What We Can Learn from a Ranking of the Nifty Fifty
As shown in the graphic below, a very long conversation could be had about the well-being of the people in each of the 50 U.S. states. Maybe what it shows is that, for the most part, the states are composites of extremely large and diverse regions that, in most cases, balance themselves out fairly well.
That’s certainly the case in places like Pennsylvania, New York, Connecticut, North Carolina, Georgia and California. The majority of the people living in and around Philadelphia, New York City, the southwestern corner of Connecticut, Raleigh-Durham, Atlanta, and coastal California live in pleasant conditions, but each of these states has vast areas of “blight” with respect to things like education and employment.
Virginia and Minnesota are interesting. The vast majority of the people in the former state live within a commute of the nation’s capital, and their affluence greatly overwhelms those living in the “back woods.” In Minnesota, we have the huge concentration of people in and around the Twin Cities.
My hat’s off to Utah. The Mormon values of hard work, reverence, abstention and chastity make poverty an extremely rare occurrence.
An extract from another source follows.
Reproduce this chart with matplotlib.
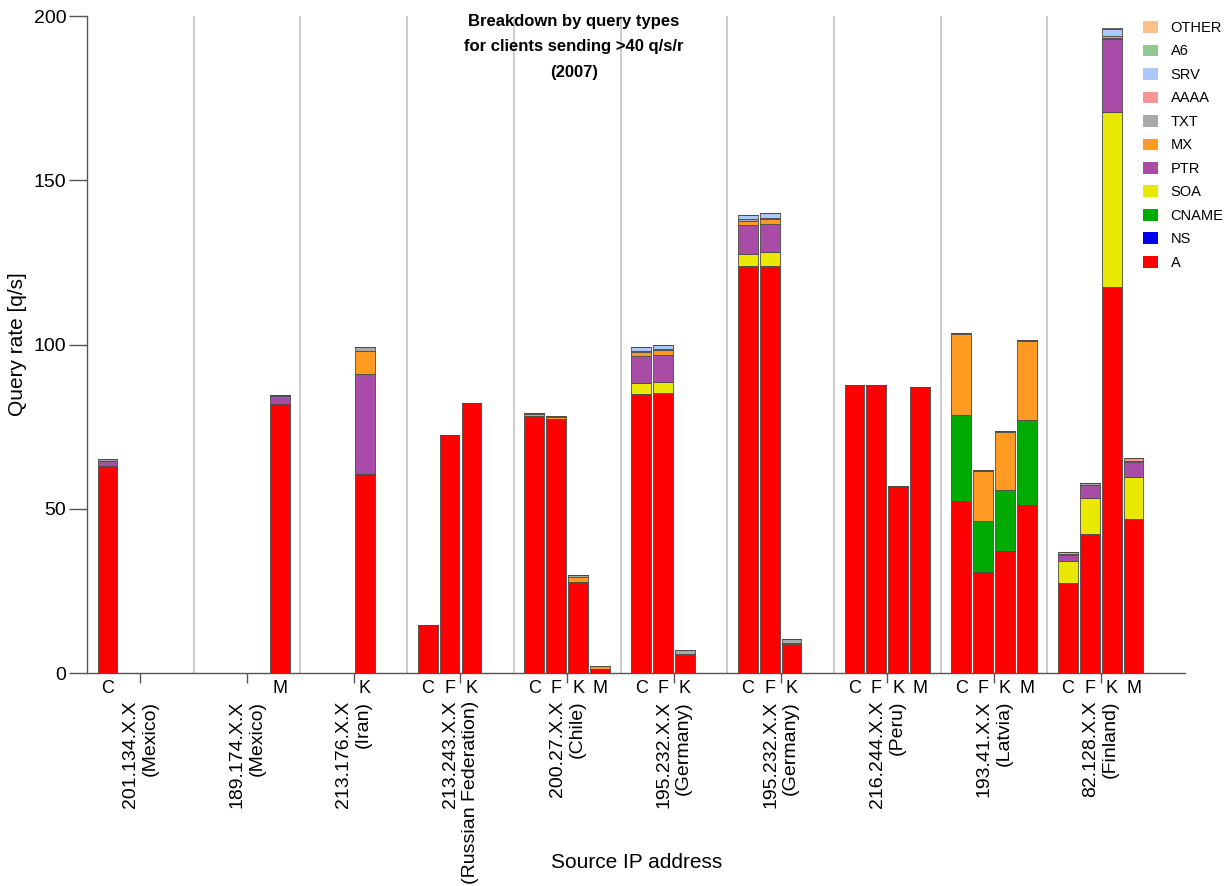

Yes, they have polygamy, another name for statutory rape and childhood slavery, but on balance, their values are good and the results prove that out.
Vicious Cycle
Some states, regrettably, have very little affluence to balance out the poverty. Making matters worse now is, the vast lack of education in the Deep South is being exploited to make things even more miserable for these people. Sure, you can get the largely white, male, Evangelical Christian state legislature in Alabama (pictured above — notice any common characteristics?) to put a ban on abortion, but what happens when the entirety of the entertainment industry refuses to do business in your state? What happens when tourism falls to near zero? Answer: the entire state takes yet another step backwards.
If there is a path out of poverty, racism, ignorance, and misogyny in this part of the country, it begins by chipping away on these old attitudes, not by taking unfair advantage of them, thus plunging these regions and their people deeper into the darkness.
Craig,
Well done, you’ve finally become aware that the US is a very widely diverse society !
Well, it’s a good start I suppose. Next you’ll become more tolerant as you get to know your fellow Americans a little better,…..hmmm, maybe that’s a bridge too far,… but you never know, given time, stranger things have happened.
Incidentally, Utah (and the Church of Jesus Christ of Later-day Saints) outlawed and made polygamy a criminal offense nearly 130 years ago ! (You really should catch up with the times).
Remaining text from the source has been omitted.